If an individual is not in removal proceedings, they will submit their VAWA application to USCIS. The VAWA application is on USCIS Form I-360. If they are married to a citizen, they will also apply for their adjustment of status application in conjunction with that I-360, and they will send the entire application and all of your supporting documentation through the mail to the USCIS office in Vermont. USCIS will make a decision on the individual’s case, which can sometimes take well over a year.

If an individual is in removal proceedings, they can apply for VAWA cancellation of removal. It has many of the same requirements, but they are actually applying to cancel their removal proceedings based on their marriage to a US citizen or legal permanent resident and the abuse that they suffered at his or her hands. They will apply directly with the immigration court in that case.
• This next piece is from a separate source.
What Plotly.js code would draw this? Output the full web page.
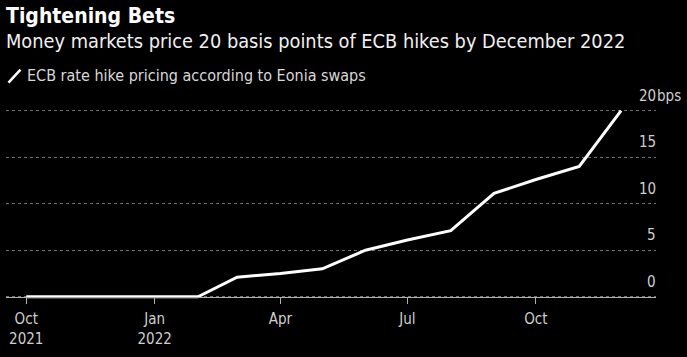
<!DOCTYPE html>
<html>
<head>
<meta charset="utf-8">
<script src="https://cdn.plot.ly/plotly-3.0.1.min.js"></script>
<style>
html,body{margin:0;padding:0;background:#000;}
#chart{width:687px;height:357px;}
</style>
</head>
<body>
<div id="chart"></div>
<script>
// ---- Data ----
var dates = ['2021-10-01','2021-11-01','2021-12-01','2022-01-01','2022-02-01','2022-03-01','2022-04-01','2022-05-01','2022-06-01','2022-07-01','2022-08-01','2022-09-01','2022-10-01','2022-11-01','2022-12-01'];
var hikeBps = [0,0,0,0,0,2.1,2.5,3.0,5.0,6.1,7.1,11.1,12.6,14.0,20.0];
var seriesName = 'ECB rate hike pricing according to Eonia swaps';
var xTickVals = ['2021-10-01','2022-01-01','2022-04-01','2022-07-01','2022-10-01'];
var xTickText = ['Oct<br>2021','Jan<br>2022','Apr','Jul','Oct'];
var yTickVals = [0,5,10,15,20];
var yTickText = ['0','5','10','15','20'];
var ySuffix = 'bps';
var titleText = 'Tightening Bets';
var subtitleText = 'Money markets price 20 basis points of ECB hikes by December 2022';

var FONT = '"DejaVu Sans Condensed", "DejaVu Sans", sans-serif';
var yLo = -0.35, yHi = 20.6;
var T = 105.4; // top margin (px)

var trace = {
  x: dates, y: hikeBps, type: 'scatter', mode: 'lines', name: seriesName,
  line: {color: '#ffffff', width: 3}, showlegend: false
};

var annotations = [
  {xref:'paper', yref:'paper', x:-0.003, y:1, xanchor:'left', yanchor:'middle', yshift: T-16,
   text:'<b>'+titleText+'</b>', showarrow:false, font:{family:FONT, size:21, color:'#ffffff'}},
  {xref:'paper', yref:'paper', x:-0.003, y:1, xanchor:'left', yanchor:'middle', yshift: T-42,
   text:subtitleText, showarrow:false, font:{family:FONT, size:19.8, color:'#f0f0f0'}},
  {xref:'paper', yref:'paper', x:0.029, y:1, xanchor:'left', yanchor:'middle', yshift: T-76,
   text:seriesName, showarrow:false, font:{family:FONT, size:16, color:'#d8d8d8'}}
];
for (var i = 0; i < yTickVals.length; i++) {
  annotations.push({xref:'paper', yref:'y', x:1, y:yTickVals[i], xanchor:'right', yanchor:'middle',
    yshift:15, xshift:2, text:yTickText[i], showarrow:false, font:{family:FONT, size:15, color:'#cfcfcf'}});
}
annotations.push({xref:'paper', yref:'y', x:1, y:yTickVals[yTickVals.length-1], xanchor:'left', yanchor:'middle',
  yshift:15, xshift:-1, text:ySuffix, showarrow:false, font:{family:FONT, size:15, color:'#cfcfcf'}});

var layout = {
  width: 687, height: 357,
  paper_bgcolor: '#000000', plot_bgcolor: '#000000',
  margin: {l: 6, r: 31, t: T, b: 56.75},
  font: {family: FONT, color: '#cfcfcf', size: 15},
  showlegend: false,
  xaxis: {
    type: 'date', range: ['2021-09-16 12:00', '2022-12-26'],
    tickvals: xTickVals, ticktext: xTickText,
    anchor: 'free', position: (0 - yLo) / (yHi - yLo),
    showgrid: false, zeroline: false,
    showline: true, linecolor: '#b0b0b0', linewidth: 1.5,
    ticks: 'outside', ticklen: 6, tickcolor: '#b0b0b0', tickwidth: 1,
    ticklabelstandoff: 2,
    tickfont: {family: FONT, size: 15, color: '#cfcfcf'}
  },
  yaxis: {
    range: [yLo, yHi], side: 'right',
    tickvals: yTickVals, showticklabels: false,
    showgrid: true, gridcolor: '#707070', gridwidth: 1, griddash: 'dot',
    zeroline: false, showline: false, ticks: ''
  },
  annotations: annotations,
  // legend icon: a slanted stroke beside the legend text (pixel offsets from the plot's top-left)
  shapes: [{type:'line', xref:'x domain', yref:'y domain', xsizemode:'pixel', ysizemode:'pixel',
    xanchor: 0, yanchor: 1, x0: 2.5, x1: 14.5, y0: T-83, y1: T-70, line:{color:'#ffffff', width:2.5}}]
};

Plotly.newPlot('chart', [trace], layout, {displayModeBar: false, staticPlot: true});
</script>
</body>
</html>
The earlier that an applicant knows about the documentary requirements for VAWA, the better. This is especially true in cases where it will be difficult to obtain proof of immigration status of the abuser. In some cases, where there is enough knowledge about the process, people contact an attorney while they are still living with their abuser. This initial period can be extremely important for VAWA applicants if they are trying to collect evidence of the abuser’s citizenship, residency status, a bonafide marriage, or joint residency. It may be possible to obtain documents while the abuser is not home, which serves a great benefit to the process overall.

Common Misconceptions

A common misconception about VAWA applications is that they require police reports, hospital records, or an extensive amount of hard documentary evidence, which is not the case. A personal statement can be powerful, and may even serve as the key piece of evidence in many cases. Moreover, many people think that applicants need to have been physically abused to qualify. This is also not true. A person can qualify for VAWA if they have been a victim of extreme emotional, psychological, mental, or sexual abuse. All types of abuse qualify when submitting a VAWA application.

Reasons for Rejection

A VAWA application can be rejected for a number of reasons. One reason is that the government does not believe that the applicant has actually suffered substantial harm. Maybe they suffered some abuse, but it did not amount to the level that necessary to be granted VAWA, or they may believe that the applicant’s marriage was not bona fide. An application can be rejected when the applicant is unable to prove cohabitation and the adjudicator believes that they entered into the marriage solely for immigration reasons.

They may determine, for instance, that they had a divorce in their past that was not finalized, and so their current marriage to the abuser is not valid. An application can also be rejected because of an individual’s criminal record.

Alternatively, there might be difficulty in proving the abuser’s lawful status, and that can be a problem in many cases because someone might have fled an abusive relationship and not had the ability to make a copy of the abuser’s passport, birth certificate, naturalization certificate or green card. If the applicant does not have that documentation and if the government cannot verify that the abuser was in fact a resident or citizen, then they are not going to be able to be granted VAWA status. Luckily, this problem is becoming less common because USCIS can generally find the abuser’s information in their database if the applicant is able to provide sufficient biographical information.

After Receiving Approval

What happens after a VAWA application is approved depends on whether or not the applicant is married to a US citizen and whether or not they are immediately eligible for adjustment of status.

If the individual was married to a US citizen and they filed their adjustment of status application in conjunction with their VAWA application, then they will be granted together and they will be in legal permanent resident status when the application is approved.

In cases that involve an abused individual who is married to a legal permanent resident rather than a citizen, he or she has to wait for his or her priority date to become current. Then he or she can apply for permanent residency and eventually for citizenship.


Children have two methods for applying for VAWA. If the child has been abused by a US citizen or legal permanent resident parent, the child can be the direct applicant. If the adult or the parent has been the victim of the abuse, the minor child can apply as a derivative on the parent’s application so they do not need to prove that they have been abused themselves.

It is a very different process when the applicant is an abused child because dealing with children is a lot more sensitive. If a minor child explains that they have been abused, there will be a lot of other government entities that an attorney may want to get involved, like Child Protective Services.

An attorney needs to make sure that the child is safe, in a safe environment, and is being properly cared for. Often, this may become a criminal matter as well. It is more complicated when the victim is a minor because it is important to be more cognizant of the well-being of the child.

An attorney can connect victims with the resources and people that can help them get out of the situation. For children, this is more sensitive and crucial.